WRITTEN REQUEST> Return, exactly as written, the lines that start at the one holding "Output the web" and end at the one holding "const plotLeft = 62, plotRight", with both of those lines kept. Skip any pictures.
** START INPUT FOR THIS TASK **
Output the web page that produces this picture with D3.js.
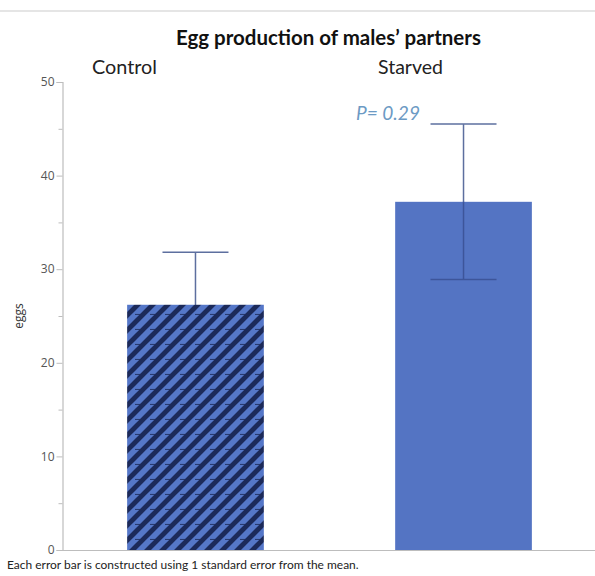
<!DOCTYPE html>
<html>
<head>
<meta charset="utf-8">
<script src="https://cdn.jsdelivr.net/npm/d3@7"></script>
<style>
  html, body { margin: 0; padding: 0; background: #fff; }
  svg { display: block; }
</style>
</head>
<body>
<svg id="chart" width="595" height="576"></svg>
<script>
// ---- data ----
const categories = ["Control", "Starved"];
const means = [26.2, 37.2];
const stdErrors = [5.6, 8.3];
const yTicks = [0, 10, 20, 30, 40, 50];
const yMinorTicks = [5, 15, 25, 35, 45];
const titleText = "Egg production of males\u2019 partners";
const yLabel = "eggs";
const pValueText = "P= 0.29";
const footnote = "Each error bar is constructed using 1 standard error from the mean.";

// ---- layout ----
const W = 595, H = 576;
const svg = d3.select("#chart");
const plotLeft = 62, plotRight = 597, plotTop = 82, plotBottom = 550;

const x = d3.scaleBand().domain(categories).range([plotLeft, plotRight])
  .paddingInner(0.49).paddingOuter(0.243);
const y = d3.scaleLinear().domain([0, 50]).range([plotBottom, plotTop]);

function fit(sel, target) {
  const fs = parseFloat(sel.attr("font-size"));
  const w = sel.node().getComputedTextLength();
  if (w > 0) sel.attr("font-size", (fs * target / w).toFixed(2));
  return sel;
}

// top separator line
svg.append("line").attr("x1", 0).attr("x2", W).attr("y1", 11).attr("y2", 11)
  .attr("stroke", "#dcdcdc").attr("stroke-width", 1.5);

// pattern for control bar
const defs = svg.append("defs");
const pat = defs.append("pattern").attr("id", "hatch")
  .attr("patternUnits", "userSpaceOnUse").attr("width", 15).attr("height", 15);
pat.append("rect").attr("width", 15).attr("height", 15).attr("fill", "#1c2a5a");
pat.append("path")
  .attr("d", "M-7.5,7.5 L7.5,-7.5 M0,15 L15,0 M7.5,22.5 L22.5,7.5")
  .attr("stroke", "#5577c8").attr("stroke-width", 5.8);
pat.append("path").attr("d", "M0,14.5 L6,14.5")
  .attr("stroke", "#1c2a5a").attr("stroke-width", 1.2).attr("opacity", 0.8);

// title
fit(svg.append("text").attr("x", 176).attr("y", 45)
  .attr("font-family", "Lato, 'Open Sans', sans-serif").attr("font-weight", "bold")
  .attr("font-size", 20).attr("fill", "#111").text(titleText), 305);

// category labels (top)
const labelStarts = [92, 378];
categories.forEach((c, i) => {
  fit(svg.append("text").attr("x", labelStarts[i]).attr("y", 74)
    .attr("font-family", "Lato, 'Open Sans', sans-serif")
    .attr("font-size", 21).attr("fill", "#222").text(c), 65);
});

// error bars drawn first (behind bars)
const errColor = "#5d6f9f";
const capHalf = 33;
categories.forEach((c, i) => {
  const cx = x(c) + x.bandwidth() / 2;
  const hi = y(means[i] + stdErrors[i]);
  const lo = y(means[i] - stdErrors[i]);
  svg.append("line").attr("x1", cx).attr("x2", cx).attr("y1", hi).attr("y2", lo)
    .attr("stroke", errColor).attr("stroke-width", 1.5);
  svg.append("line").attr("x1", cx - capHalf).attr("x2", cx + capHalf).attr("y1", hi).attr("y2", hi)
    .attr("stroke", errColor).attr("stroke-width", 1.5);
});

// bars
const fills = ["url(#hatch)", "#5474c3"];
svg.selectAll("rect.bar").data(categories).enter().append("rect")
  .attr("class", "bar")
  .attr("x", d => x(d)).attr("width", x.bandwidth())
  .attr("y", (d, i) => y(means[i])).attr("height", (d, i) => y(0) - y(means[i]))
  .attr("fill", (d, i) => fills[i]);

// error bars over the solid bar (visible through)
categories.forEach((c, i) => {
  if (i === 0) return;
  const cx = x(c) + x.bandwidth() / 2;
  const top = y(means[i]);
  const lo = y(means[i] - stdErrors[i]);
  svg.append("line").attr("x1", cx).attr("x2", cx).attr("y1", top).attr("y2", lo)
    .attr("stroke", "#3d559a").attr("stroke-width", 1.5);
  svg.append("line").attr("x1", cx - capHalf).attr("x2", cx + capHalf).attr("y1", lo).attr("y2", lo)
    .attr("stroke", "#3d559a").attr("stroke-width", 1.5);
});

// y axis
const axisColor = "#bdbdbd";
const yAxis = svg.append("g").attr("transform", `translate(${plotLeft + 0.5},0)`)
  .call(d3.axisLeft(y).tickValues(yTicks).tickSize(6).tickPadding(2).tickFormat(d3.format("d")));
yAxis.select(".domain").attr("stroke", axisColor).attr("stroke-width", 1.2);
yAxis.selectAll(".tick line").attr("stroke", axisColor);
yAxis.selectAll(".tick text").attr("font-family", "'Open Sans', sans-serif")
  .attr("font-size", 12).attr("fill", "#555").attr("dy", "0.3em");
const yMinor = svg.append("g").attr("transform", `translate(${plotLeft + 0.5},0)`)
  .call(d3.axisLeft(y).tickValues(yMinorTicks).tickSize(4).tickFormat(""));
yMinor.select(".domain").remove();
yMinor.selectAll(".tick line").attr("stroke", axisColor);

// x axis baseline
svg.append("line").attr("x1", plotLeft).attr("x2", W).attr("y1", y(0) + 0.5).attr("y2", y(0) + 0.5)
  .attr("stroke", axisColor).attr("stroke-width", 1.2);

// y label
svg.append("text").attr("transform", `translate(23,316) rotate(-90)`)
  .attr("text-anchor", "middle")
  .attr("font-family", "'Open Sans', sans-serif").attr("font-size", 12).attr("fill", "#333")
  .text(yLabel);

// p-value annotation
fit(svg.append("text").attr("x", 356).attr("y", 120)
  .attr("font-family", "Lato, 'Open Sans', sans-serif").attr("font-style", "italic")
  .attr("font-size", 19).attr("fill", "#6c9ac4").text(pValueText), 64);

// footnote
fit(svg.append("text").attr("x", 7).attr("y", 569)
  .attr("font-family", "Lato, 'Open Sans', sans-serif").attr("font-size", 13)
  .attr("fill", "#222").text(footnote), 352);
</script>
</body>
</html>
** END INPUT FOR THIS TASK **
** START INPUT FOR THIS TASK **
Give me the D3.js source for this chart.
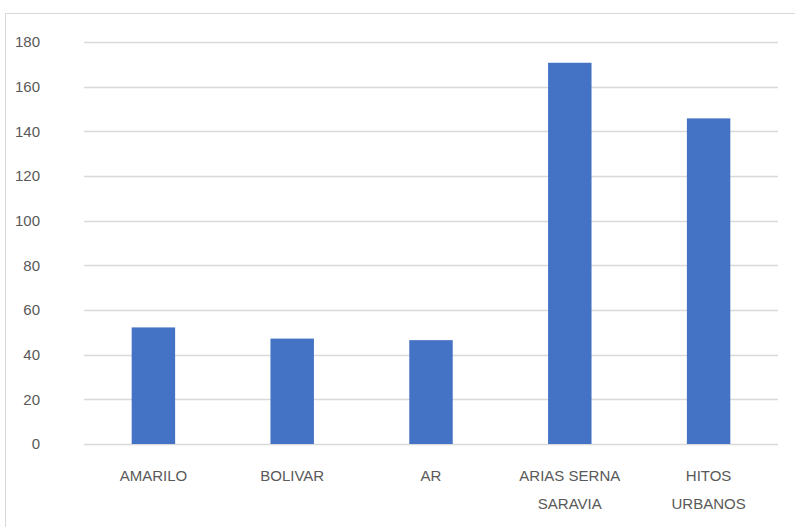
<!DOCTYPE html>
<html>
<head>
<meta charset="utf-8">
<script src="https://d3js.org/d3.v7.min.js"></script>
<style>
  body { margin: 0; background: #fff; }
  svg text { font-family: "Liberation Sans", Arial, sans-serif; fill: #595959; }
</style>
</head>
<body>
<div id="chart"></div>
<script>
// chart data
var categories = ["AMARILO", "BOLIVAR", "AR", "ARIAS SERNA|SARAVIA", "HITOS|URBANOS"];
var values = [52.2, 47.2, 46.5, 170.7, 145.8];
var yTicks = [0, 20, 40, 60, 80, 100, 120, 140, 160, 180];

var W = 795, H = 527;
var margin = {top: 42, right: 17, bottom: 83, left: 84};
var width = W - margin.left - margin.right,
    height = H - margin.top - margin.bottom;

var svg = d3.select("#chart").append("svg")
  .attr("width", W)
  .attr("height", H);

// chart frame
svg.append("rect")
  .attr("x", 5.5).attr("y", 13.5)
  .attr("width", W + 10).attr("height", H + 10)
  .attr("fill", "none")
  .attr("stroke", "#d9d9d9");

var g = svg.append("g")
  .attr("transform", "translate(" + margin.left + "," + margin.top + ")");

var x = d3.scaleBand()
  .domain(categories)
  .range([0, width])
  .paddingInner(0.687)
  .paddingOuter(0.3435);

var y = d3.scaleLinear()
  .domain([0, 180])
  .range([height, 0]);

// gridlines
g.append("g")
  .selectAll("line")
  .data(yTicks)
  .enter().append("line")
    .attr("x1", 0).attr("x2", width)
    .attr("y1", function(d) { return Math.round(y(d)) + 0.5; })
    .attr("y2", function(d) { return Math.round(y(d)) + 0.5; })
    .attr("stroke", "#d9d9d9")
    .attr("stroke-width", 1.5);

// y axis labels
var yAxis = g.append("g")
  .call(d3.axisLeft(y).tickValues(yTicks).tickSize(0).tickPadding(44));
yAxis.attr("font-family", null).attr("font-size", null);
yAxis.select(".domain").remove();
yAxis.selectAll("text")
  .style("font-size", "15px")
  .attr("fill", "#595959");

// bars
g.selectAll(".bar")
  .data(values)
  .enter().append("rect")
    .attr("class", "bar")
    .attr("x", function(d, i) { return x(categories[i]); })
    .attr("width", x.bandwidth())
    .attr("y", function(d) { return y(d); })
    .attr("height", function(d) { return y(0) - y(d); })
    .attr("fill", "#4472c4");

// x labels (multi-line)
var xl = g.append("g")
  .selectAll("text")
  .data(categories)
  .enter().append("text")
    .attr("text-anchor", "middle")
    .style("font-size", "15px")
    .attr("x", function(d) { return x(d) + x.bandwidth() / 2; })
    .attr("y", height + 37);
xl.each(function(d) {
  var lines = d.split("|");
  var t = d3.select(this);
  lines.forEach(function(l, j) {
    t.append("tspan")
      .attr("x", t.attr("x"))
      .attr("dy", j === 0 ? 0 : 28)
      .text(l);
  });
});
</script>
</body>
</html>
** END INPUT FOR THIS TASK **
RESPONSE TO THIS EXERCISE>
Output the web page that produces this picture with D3.js.
<!DOCTYPE html>
<html>
<head>
<meta charset="utf-8">
<script src="https://cdn.jsdelivr.net/npm/d3@7"></script>
<style>
  html, body { margin: 0; padding: 0; background: #fff; }
  svg { display: block; }
</style>
</head>
<body>
<svg id="chart" width="595" height="576"></svg>
<script>
// ---- data ----
const categories = ["Control", "Starved"];
const means = [26.2, 37.2];
const stdErrors = [5.6, 8.3];
const yTicks = [0, 10, 20, 30, 40, 50];
const yMinorTicks = [5, 15, 25, 35, 45];
const titleText = "Egg production of males\u2019 partners";
const yLabel = "eggs";
const pValueText = "P= 0.29";
const footnote = "Each error bar is constructed using 1 standard error from the mean.";

// ---- layout ----
const W = 595, H = 576;
const svg = d3.select("#chart");
const plotLeft = 62, plotRight = 597, plotTop = 82, plotBottom = 550;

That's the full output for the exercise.